**Job**
Collect the lines of the entries where "this" shows up.

[Data entries]

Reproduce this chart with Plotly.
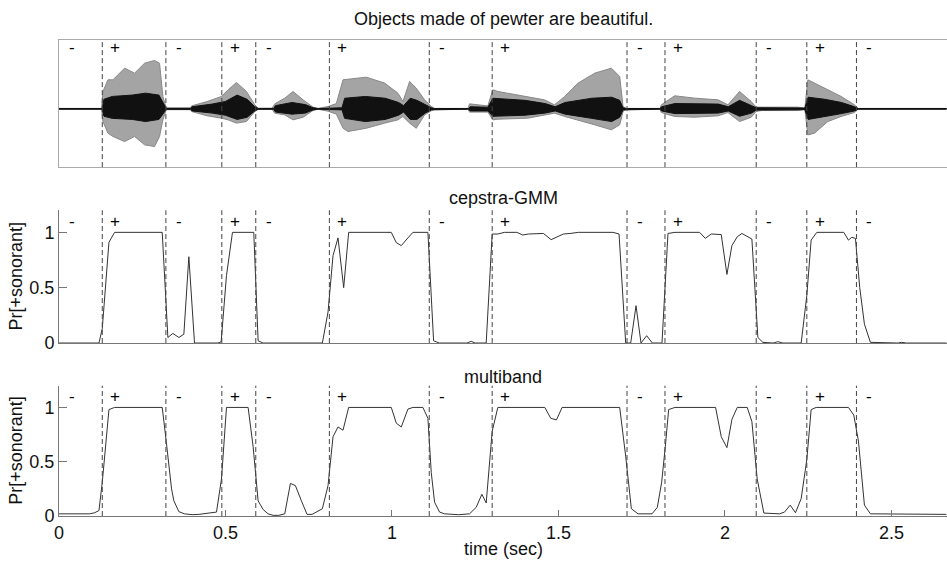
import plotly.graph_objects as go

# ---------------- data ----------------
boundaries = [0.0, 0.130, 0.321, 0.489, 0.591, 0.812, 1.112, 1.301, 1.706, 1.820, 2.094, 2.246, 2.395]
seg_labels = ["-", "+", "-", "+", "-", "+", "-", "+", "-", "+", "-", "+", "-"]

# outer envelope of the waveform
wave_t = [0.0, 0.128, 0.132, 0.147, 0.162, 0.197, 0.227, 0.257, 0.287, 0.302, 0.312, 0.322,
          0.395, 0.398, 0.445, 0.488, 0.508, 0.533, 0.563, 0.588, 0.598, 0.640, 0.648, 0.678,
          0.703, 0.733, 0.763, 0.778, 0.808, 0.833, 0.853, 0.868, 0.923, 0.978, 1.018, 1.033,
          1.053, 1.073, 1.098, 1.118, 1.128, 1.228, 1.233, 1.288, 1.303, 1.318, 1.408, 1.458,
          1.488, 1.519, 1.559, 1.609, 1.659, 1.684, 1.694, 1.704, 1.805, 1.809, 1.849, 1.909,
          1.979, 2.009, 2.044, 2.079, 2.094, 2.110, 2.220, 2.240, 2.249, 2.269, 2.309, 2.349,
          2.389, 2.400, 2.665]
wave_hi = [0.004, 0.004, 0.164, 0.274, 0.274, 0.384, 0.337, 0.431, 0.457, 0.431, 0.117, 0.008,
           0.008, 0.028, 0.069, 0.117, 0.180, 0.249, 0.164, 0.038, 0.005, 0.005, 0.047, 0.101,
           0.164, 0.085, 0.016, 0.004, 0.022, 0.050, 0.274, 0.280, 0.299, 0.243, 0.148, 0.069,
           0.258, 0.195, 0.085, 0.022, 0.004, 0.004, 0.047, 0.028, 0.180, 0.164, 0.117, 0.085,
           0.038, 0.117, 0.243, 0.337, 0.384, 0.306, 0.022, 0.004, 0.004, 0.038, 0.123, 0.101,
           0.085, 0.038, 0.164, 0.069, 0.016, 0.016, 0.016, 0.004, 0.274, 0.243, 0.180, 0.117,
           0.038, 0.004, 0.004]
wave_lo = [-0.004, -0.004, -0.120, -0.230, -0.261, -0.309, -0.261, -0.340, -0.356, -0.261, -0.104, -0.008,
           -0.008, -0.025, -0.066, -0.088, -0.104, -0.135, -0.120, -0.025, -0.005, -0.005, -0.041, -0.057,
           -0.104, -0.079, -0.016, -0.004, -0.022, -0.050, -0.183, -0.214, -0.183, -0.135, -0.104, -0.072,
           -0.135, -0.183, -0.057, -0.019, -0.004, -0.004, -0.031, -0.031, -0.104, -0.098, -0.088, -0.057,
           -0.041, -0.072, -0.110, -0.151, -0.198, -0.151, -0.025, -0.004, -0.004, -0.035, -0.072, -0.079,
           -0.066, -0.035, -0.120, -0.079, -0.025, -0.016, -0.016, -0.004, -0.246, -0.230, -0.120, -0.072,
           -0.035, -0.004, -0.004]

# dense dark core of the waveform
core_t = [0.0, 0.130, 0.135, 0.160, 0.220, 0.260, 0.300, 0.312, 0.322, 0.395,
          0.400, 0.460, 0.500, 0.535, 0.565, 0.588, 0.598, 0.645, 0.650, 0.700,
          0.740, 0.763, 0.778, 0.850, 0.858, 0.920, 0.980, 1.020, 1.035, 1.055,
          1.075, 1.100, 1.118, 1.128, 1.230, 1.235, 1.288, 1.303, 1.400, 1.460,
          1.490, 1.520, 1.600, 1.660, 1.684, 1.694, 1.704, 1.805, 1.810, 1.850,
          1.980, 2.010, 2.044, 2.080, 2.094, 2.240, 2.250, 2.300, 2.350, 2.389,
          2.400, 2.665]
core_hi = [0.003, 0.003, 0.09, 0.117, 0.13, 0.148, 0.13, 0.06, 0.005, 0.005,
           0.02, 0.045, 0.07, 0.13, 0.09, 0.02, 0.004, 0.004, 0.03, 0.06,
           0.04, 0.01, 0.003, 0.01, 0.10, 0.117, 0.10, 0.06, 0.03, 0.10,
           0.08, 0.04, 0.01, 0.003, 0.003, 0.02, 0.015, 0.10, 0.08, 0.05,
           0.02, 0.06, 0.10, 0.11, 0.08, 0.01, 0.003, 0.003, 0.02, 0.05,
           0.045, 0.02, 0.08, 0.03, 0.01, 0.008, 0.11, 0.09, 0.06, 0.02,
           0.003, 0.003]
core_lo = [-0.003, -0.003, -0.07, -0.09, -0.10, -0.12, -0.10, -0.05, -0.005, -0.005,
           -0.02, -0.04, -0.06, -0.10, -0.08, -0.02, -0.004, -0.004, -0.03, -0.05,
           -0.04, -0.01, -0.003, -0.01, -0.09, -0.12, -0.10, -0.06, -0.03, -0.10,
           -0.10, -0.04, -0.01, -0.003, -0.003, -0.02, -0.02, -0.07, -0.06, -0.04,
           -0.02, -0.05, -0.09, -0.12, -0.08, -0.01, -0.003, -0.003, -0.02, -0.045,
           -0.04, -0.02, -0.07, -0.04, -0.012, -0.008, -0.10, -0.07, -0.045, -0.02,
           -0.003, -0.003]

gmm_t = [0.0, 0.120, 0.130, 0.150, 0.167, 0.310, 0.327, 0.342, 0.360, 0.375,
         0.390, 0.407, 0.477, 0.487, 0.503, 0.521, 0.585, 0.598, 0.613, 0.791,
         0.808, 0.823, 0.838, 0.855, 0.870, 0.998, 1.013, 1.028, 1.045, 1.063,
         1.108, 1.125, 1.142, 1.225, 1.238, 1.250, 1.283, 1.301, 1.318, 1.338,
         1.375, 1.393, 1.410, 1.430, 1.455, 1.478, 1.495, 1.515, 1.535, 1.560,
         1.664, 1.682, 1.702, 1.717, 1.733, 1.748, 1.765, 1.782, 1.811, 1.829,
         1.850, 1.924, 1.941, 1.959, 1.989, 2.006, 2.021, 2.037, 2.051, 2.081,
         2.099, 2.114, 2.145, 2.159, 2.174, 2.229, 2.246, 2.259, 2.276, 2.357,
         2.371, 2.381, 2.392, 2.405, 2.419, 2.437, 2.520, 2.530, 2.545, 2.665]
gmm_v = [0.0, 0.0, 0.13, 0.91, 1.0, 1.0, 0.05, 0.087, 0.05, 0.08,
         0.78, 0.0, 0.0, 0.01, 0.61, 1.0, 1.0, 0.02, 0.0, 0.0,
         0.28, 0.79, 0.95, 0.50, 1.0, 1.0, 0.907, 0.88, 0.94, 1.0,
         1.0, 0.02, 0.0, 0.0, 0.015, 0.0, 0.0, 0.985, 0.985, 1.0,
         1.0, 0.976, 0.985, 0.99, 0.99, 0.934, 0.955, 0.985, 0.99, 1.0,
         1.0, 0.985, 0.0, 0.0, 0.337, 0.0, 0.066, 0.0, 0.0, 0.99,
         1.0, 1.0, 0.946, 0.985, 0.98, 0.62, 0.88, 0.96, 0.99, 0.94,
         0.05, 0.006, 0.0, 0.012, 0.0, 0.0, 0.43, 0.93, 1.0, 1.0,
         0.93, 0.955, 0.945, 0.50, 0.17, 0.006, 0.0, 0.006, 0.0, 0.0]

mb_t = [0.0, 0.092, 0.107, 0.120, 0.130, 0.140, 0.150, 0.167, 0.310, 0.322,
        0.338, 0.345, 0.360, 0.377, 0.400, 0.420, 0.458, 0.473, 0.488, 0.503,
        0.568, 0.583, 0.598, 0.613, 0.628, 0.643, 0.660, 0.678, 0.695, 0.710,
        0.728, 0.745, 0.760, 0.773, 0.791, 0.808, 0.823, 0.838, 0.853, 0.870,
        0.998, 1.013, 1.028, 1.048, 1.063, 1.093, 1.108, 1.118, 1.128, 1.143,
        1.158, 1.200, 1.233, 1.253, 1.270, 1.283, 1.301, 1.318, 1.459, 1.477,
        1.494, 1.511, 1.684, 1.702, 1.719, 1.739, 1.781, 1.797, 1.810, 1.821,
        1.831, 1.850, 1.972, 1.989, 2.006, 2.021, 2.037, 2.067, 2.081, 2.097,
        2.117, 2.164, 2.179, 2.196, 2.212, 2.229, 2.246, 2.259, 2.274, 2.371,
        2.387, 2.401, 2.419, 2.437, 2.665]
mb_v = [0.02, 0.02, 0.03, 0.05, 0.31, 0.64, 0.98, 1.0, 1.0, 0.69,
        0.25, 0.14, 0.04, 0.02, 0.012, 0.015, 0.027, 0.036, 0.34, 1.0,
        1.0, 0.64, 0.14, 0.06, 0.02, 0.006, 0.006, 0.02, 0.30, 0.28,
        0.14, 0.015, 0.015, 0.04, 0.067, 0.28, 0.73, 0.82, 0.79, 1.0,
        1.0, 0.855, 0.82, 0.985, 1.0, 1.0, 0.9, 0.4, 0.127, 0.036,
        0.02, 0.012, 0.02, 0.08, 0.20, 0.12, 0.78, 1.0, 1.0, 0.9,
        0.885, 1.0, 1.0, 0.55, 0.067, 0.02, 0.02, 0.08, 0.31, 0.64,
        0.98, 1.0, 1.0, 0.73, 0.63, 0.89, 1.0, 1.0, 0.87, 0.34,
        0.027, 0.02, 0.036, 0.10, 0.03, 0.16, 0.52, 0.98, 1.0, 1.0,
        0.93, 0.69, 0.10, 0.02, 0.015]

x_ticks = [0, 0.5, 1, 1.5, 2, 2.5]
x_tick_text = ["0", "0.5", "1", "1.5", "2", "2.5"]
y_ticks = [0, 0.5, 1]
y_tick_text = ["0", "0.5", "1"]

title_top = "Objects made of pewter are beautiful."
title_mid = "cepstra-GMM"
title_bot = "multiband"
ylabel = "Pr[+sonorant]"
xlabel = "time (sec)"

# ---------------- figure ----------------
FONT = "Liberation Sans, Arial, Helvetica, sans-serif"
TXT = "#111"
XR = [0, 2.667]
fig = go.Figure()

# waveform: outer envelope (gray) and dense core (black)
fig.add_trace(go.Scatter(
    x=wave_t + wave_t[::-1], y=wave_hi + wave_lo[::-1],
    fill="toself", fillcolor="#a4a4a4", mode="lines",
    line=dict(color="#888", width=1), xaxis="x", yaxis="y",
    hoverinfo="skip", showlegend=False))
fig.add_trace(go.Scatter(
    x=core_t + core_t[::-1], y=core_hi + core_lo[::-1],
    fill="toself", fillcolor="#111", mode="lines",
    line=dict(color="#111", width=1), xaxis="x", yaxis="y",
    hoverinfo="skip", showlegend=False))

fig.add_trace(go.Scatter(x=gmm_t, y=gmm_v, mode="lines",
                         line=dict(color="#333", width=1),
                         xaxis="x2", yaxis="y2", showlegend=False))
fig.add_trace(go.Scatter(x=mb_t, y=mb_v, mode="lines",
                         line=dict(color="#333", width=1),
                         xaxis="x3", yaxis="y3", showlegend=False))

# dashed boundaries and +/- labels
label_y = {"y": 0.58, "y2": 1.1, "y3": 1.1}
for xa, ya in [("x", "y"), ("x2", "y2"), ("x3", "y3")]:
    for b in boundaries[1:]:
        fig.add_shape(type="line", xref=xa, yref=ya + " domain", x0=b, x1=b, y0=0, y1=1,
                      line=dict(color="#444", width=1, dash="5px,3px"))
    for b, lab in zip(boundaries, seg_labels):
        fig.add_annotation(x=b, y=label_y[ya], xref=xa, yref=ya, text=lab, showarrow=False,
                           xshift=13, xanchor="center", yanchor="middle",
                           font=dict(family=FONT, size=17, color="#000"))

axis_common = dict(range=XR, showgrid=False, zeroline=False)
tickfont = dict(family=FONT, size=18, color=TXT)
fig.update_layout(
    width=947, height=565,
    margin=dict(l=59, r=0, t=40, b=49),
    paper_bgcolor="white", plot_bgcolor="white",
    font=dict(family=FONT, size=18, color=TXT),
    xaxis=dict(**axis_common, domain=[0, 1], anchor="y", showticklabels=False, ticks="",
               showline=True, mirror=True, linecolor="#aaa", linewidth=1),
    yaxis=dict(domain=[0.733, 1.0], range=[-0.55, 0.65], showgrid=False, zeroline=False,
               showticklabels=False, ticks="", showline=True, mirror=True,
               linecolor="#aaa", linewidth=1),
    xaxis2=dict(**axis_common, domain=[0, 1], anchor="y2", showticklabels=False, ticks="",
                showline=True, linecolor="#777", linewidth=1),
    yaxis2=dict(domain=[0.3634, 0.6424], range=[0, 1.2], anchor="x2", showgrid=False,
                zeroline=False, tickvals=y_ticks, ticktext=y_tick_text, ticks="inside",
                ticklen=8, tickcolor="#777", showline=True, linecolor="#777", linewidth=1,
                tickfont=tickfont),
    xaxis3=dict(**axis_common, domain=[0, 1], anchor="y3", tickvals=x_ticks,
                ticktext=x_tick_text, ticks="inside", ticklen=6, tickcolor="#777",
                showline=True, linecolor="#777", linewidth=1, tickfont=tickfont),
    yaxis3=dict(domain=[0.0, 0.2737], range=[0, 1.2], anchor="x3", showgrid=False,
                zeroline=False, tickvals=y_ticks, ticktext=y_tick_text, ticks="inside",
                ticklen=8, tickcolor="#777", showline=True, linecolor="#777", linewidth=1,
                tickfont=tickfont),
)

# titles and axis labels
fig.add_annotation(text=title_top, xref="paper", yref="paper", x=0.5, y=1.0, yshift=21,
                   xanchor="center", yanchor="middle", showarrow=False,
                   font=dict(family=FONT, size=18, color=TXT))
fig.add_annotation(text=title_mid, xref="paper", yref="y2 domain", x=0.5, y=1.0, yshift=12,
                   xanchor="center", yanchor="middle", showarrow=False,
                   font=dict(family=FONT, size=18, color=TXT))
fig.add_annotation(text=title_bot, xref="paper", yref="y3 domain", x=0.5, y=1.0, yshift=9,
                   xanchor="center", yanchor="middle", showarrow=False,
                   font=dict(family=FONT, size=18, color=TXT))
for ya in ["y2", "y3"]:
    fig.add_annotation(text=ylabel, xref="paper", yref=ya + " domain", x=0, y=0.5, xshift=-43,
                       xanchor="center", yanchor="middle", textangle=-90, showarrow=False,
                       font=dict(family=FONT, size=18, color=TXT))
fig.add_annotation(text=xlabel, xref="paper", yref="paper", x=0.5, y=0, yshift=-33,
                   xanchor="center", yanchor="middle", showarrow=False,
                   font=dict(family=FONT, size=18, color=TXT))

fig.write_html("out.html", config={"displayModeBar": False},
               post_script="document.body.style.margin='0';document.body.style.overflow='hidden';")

* * *

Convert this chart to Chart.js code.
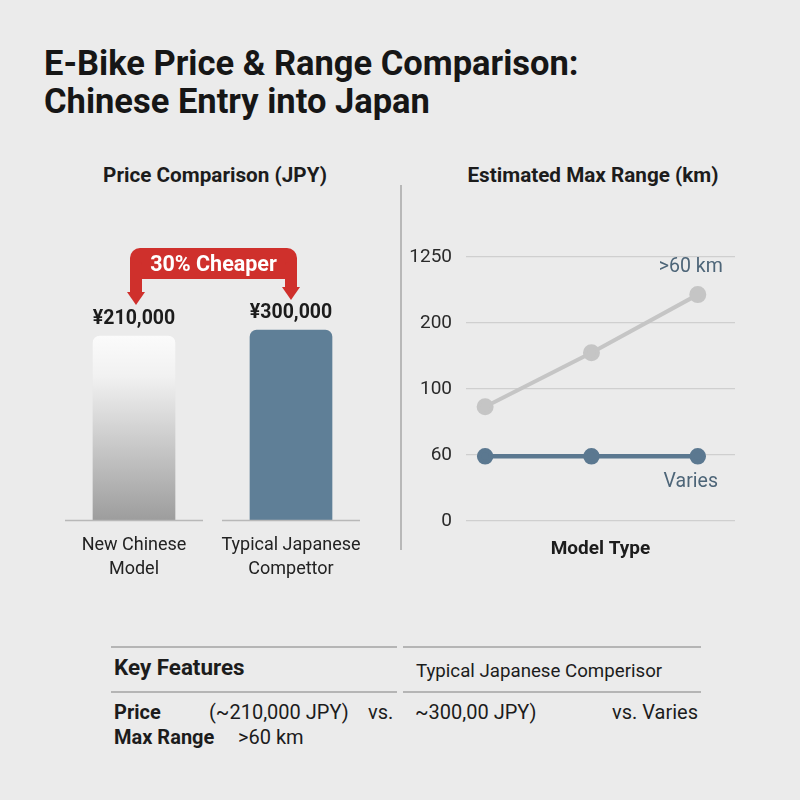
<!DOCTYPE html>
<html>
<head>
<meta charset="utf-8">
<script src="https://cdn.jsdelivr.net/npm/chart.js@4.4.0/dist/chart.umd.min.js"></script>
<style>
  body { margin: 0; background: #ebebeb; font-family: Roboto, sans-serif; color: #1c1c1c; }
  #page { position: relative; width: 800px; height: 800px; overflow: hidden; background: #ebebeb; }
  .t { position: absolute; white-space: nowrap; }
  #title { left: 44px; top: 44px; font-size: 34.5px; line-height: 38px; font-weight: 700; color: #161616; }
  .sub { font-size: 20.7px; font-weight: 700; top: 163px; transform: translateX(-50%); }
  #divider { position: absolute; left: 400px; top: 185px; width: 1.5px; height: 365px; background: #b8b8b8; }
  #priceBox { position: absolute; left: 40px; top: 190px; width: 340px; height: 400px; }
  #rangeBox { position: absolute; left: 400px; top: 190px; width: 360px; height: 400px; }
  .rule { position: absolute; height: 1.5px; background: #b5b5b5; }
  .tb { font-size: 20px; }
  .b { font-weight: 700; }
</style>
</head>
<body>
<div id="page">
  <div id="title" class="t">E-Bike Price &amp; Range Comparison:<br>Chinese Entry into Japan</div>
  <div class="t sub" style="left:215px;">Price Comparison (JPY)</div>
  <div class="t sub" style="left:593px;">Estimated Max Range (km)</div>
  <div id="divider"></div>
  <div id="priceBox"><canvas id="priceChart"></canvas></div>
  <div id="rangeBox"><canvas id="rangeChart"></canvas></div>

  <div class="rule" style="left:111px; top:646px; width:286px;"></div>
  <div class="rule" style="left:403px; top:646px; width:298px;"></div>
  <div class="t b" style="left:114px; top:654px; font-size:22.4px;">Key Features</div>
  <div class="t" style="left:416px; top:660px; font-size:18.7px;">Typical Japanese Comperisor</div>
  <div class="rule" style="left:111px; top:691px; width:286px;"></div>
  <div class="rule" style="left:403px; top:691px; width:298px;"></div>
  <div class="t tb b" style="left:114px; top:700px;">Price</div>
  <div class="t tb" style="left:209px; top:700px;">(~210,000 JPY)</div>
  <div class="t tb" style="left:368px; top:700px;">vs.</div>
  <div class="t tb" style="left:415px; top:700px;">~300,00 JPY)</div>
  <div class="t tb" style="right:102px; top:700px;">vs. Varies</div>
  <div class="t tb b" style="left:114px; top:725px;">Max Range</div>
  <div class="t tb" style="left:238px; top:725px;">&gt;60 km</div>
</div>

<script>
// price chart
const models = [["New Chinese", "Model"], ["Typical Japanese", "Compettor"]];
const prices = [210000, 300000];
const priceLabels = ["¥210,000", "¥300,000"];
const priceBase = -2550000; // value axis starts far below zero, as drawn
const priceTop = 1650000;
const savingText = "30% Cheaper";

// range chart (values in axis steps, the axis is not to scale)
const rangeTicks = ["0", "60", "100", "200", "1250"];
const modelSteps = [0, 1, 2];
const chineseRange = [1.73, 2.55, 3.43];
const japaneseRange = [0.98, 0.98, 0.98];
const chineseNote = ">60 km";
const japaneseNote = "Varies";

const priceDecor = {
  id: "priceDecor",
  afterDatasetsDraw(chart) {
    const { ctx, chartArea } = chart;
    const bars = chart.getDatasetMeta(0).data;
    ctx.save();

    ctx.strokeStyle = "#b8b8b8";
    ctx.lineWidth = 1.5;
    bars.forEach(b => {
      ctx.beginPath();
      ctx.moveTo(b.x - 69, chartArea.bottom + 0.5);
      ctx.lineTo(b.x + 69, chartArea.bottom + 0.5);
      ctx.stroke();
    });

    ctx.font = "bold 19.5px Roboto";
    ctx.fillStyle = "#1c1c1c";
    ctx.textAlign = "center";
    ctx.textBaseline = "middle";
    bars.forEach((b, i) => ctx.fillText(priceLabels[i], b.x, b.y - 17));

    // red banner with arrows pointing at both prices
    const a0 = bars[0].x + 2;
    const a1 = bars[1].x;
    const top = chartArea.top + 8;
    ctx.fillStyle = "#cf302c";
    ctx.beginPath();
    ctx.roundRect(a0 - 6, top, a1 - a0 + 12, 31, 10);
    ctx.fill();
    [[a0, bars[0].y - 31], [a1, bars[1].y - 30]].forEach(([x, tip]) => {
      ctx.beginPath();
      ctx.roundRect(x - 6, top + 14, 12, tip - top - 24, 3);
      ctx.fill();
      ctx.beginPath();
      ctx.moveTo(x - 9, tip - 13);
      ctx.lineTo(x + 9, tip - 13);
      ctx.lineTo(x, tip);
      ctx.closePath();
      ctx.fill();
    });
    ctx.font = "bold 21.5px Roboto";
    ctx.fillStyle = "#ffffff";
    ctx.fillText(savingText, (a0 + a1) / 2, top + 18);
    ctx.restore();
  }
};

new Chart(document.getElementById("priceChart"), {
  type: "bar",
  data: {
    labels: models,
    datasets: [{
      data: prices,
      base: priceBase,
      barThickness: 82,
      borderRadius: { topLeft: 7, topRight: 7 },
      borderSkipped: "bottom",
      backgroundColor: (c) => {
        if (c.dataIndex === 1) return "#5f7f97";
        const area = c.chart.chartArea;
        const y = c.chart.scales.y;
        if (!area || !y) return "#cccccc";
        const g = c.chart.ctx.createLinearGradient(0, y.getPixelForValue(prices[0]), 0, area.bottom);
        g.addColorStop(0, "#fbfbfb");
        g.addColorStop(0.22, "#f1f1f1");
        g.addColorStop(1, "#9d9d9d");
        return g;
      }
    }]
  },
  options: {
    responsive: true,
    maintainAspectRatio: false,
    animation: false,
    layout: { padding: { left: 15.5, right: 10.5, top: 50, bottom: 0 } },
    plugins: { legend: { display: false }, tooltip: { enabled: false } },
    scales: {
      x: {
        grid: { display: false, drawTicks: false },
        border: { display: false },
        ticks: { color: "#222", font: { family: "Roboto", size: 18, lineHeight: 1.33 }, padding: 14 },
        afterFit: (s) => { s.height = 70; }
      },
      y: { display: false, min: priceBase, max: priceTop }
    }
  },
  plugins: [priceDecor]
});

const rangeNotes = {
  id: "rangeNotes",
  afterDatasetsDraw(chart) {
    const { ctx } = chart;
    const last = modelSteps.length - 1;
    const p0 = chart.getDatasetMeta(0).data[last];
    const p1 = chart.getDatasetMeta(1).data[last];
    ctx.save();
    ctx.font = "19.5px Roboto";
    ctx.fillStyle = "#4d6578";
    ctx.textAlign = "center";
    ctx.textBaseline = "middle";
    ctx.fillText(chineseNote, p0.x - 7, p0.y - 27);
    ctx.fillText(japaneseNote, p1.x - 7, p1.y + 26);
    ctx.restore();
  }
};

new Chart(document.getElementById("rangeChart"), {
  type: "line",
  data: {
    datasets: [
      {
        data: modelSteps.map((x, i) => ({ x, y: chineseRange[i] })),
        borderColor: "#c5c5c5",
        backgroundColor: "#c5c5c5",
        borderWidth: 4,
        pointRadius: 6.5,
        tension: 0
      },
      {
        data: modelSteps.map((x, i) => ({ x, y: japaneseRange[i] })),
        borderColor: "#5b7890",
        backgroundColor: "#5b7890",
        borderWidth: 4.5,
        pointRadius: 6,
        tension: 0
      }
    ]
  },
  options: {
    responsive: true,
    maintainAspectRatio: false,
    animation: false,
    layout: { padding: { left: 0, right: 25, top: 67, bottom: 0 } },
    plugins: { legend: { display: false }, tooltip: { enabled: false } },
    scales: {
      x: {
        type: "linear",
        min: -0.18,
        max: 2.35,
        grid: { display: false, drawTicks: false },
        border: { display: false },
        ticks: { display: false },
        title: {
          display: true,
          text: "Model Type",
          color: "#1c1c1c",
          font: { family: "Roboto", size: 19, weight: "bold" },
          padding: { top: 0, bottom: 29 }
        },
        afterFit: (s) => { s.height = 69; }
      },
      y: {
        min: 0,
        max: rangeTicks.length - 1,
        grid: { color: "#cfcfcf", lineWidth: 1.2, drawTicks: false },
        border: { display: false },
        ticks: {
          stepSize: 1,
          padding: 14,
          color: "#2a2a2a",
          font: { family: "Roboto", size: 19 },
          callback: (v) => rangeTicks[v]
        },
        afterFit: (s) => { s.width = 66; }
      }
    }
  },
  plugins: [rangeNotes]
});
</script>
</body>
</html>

**Full output**
Reproduce this chart with Plotly.
Convert this chart to Chart.js code.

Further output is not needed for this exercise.